Manny: The BS about the flag waving. It’s been explained over and over again, but people still use it as proof. It makes us all look crazy!

Note: In regards to the “waving flag theory,” which is essentially that “jet fuel” doesn’t melt steel beams’ of the moon landing conspiracy community, stating that since there is no atmosphere on the moon, there’s no way that the American flag planted by Apollo 11 astronauts could have blown in the breeze. However, NASA upholds that it does not take an actual gust of wind to get a flag flapping, and the theory is nil.

Melinda: I don’t know enough about them yet. I’m still open to anything.

Okay, enough restraint. If you’re announcing to the world why they’ve been lied to about the moon landing their entire lives, what are you gonna say?

Evan: Because they never give public comments on the situation without NASA filtering the press conference. That’s control. They’re liars, but they lied because they knew it’d be good for the morale of the American people.

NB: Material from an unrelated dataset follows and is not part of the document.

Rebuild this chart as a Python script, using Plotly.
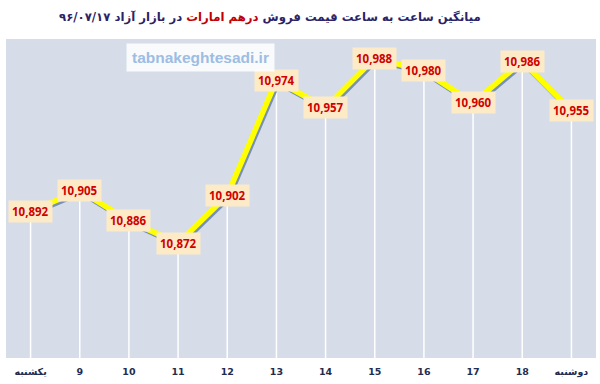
import plotly.graph_objects as go

categories = ["یکشنبه", "9", "10", "11", "12", "13", "14", "15", "16", "17", "18", "دوشنبه"]
prices = [10892, 10905, 10886, 10872, 10902, 10974, 10957, 10988, 10980, 10960, 10986, 10955]

title_part1 = "میانگین ساعت به ساعت قیمت فروش "
title_part2 = "درهم امارات"
title_part3 = " در بازار آزاد ۹۶/۰۷/۱۷"
watermark = "tabnakeghtesadi.ir"

W, H = 600, 384
ml, mr, mt, mb = 6, 4, 39, 26
y_min, y_max = 10800, 11000

xs = list(range(len(categories)))
n = len(categories)
pw = W - ml - mr
ph = H - mt - mb


def px_to_paper(xp, yp):
    return (xp - ml) / pw, (H - mb - yp) / ph


fig = go.Figure()

# drop lines (base axes)
dx, dy = [], []
for i, v in zip(xs, prices):
    dx += [i, i, None]
    dy += [y_min, v, None]
fig.add_trace(go.Scatter(x=dx, y=dy, mode="lines", line=dict(color="white", width=1.5),
                         hoverinfo="skip", showlegend=False))

# shadow line on offset axes
x_shift = 1.5 * n / pw
y_shift = 2.0 * (y_max - y_min) / ph
fig.add_trace(go.Scatter(x=xs, y=prices, mode="lines", xaxis="x2", yaxis="y2",
                         line=dict(color="#7891b3", width=5.5), hoverinfo="skip", showlegend=False))

# main yellow line on an unshifted overlay (drawn above the shadow)
fig.add_trace(go.Scatter(x=xs, y=prices, mode="lines", xaxis="x3", yaxis="y3",
                         line=dict(color="#ffff00", width=5.5), showlegend=False))

for i, v in zip(xs, prices):
    fig.add_annotation(x=i, y=v, text=f"<b>{v:,}</b>", showarrow=False,
                       font=dict(family="Open Sans, Arial", size=11.5, color="#d00000"),
                       bgcolor="#fdebc8", borderpad=3)

tx, ty = px_to_paper(270, 18)
fig.add_annotation(xref="paper", yref="paper", x=tx, y=ty,
                   text=(f"<b><span style='color:#2b2366'>{title_part1}</span>"
                         f"<span style='color:#c00000'>{title_part2}</span>"
                         f"<span style='color:#2b2366'>{title_part3}</span></b>"),
                   showarrow=False, font=dict(family="DejaVu Sans", size=11.7, color="#2b2366"),
                   xanchor="center", yanchor="middle")

wx, wy = px_to_paper(200, 58)
fig.add_annotation(xref="paper", yref="paper", x=wx, y=wy,
                   text=f"<b>{watermark}</b>", showarrow=False,
                   font=dict(family="Liberation Sans, Arial", size=15.5, color="#9dbde3"),
                   bgcolor="rgba(255,255,255,0.85)", borderpad=5,
                   xanchor="center", yanchor="middle")

fig.update_layout(
    width=W, height=H,
    margin=dict(l=ml, r=mr, t=mt, b=mb),
    paper_bgcolor="white",
    plot_bgcolor="#d6dde8",
    xaxis=dict(tickmode="array", tickvals=xs, ticktext=[f"<b>{c}</b>" for c in categories],
               range=[-0.5, n - 0.5], showgrid=False, zeroline=False, automargin=False,
               ticks="outside", ticklen=5, tickcolor="rgba(0,0,0,0)",
               tickfont=dict(family="DejaVu Sans", size=9.5, color="#1f2d50")),
    yaxis=dict(range=[y_min, y_max], showgrid=False, zeroline=False, showticklabels=False,
               automargin=False),
    xaxis2=dict(range=[-0.5 - x_shift, n - 0.5 - x_shift], visible=False,
                overlaying="x", anchor="y2"),
    yaxis2=dict(range=[y_min + y_shift, y_max + y_shift], visible=False, overlaying="y",
                anchor="x2"),
    xaxis3=dict(range=[-0.5, n - 0.5], visible=False, overlaying="x", anchor="y3"),
    yaxis3=dict(range=[y_min, y_max], visible=False, overlaying="y", anchor="x3"),
)

fig.write_html("out.html", config={"displayModeBar": False},
               post_script="document.body.style.margin='0';")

Manny: The U.S. was dead last in the space race. Sputnik was launched long before the U.S. even got a rocket off the ground. The only way to win the Cold War was to win the Space Race. There was only one option to keep the U.S. from being defeated … land on the moon.

Launch the ship into the atmosphere, have them circle the planet, then land back on Earth. All while showing video footage of them landing on the moon. Video footage which is almost identical to the Capricorn One that came out less than 10 years later.

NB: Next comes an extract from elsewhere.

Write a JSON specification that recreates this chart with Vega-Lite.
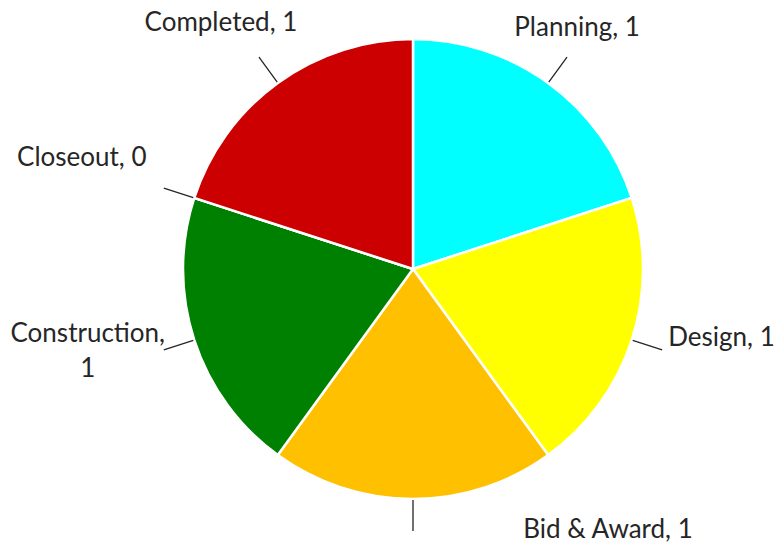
{
  "$schema": "https://vega.github.io/schema/vega-lite/v6.json",
  "width": 726,
  "height": 538,
  "autosize": {"type": "none"},
  "padding": {"left": 50, "top": 0, "right": 0, "bottom": 16},
  "background": "white",
  "config": {"view": {"stroke": null}, "text": {"font": "Lato", "fontSize": 26, "fill": "#262626"}},
  "data": {
    "values": [
      {"idx": 1, "stage": "Planning", "value": 1, "label": "Planning, 1"},
      {"idx": 2, "stage": "Design", "value": 1, "label": "Design, 1"},
      {"idx": 3, "stage": "Bid & Award", "value": 1, "label": "Bid & Award, 1"},
      {"idx": 4, "stage": "Construction", "value": 1, "label": "Construction,\n1"},
      {"idx": 5, "stage": "Closeout", "value": 0, "label": "Closeout, 0"},
      {"idx": 6, "stage": "Completed", "value": 1, "label": "Completed, 1"}
    ]
  },
  "encoding": {
    "theta": {"field": "value", "type": "quantitative", "stack": true},
    "order": {"field": "idx", "type": "quantitative"}
  },
  "layer": [
    {
      "mark": {"type": "arc", "outerRadius": 230, "stroke": "white", "strokeWidth": 2.5},
      "encoding": {
        "color": {
          "field": "stage",
          "type": "nominal",
          "scale": {
            "domain": ["Planning", "Design", "Bid & Award", "Construction", "Closeout", "Completed"],
            "range": ["#00FFFF", "#FFFF00", "#FFC000", "#008000", "#7030A0", "#CC0000"]
          },
          "legend": null
        }
      }
    },
    {
      "mark": {"type": "arc", "innerRadius": 231, "outerRadius": 262, "padAngle": 3, "fillOpacity": 0, "stroke": "#262626", "strokeWidth": 1.3}
    },
    {
      "mark": {"type": "text", "radius": 240, "dx": 23, "dy": -39, "align": "center", "baseline": "alphabetic"},
      "encoding": {"text": {"condition": {"test": "datum.stage === 'Planning'", "field": "label"}, "value": ""}}
    },
    {
      "mark": {"type": "text", "radius": 240, "dx": 27, "dy": 3, "align": "left", "baseline": "alphabetic"},
      "encoding": {"text": {"condition": {"test": "datum.stage === 'Design'", "field": "label"}, "value": ""}}
    },
    {
      "mark": {"type": "text", "radius": 240, "dx": 195, "dy": 29, "align": "center", "baseline": "alphabetic"},
      "encoding": {"text": {"condition": {"test": "datum.stage === 'Bid & Award'", "field": "label"}, "value": ""}}
    },
    {
      "mark": {"type": "text", "radius": 240, "dx": -97, "dy": -1, "align": "center", "baseline": "alphabetic", "lineBreak": "\n", "lineHeight": 35},
      "encoding": {"text": {"condition": {"test": "datum.stage === 'Construction'", "field": "label"}, "value": ""}}
    },
    {
      "mark": {"type": "text", "radius": 240, "dx": -103, "dy": -29, "align": "center", "baseline": "alphabetic"},
      "encoding": {"text": {"condition": {"test": "datum.stage === 'Closeout'", "field": "label"}, "value": ""}}
    },
    {
      "mark": {"type": "text", "radius": 240, "dx": -51, "dy": -44, "align": "center", "baseline": "alphabetic"},
      "encoding": {"text": {"condition": {"test": "datum.stage === 'Completed'", "field": "label"}, "value": ""}}
    }
  ]
}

It’s easier than it sounds.

Melinda: I’m sure Snowdens have existed for a long time, they just didn’t have the internet. There have to be so many crazy things they’re keeping from us, right???

Okay, relax.

Conspiracy Zone

Were you keeping score? In the space of an hour, we sped through five different theories, most of which I’d never heard before, and all from level-headed people. Although I wish they’d eaten the moon pies.

Need additional proof that everything you’ve ever learned is wrong? Try the BBC’s conspiracy doc from last year, Dark Side of the Moon, and the exhaustive One Small Step?. If nothing else, it’s one giant step for small talk.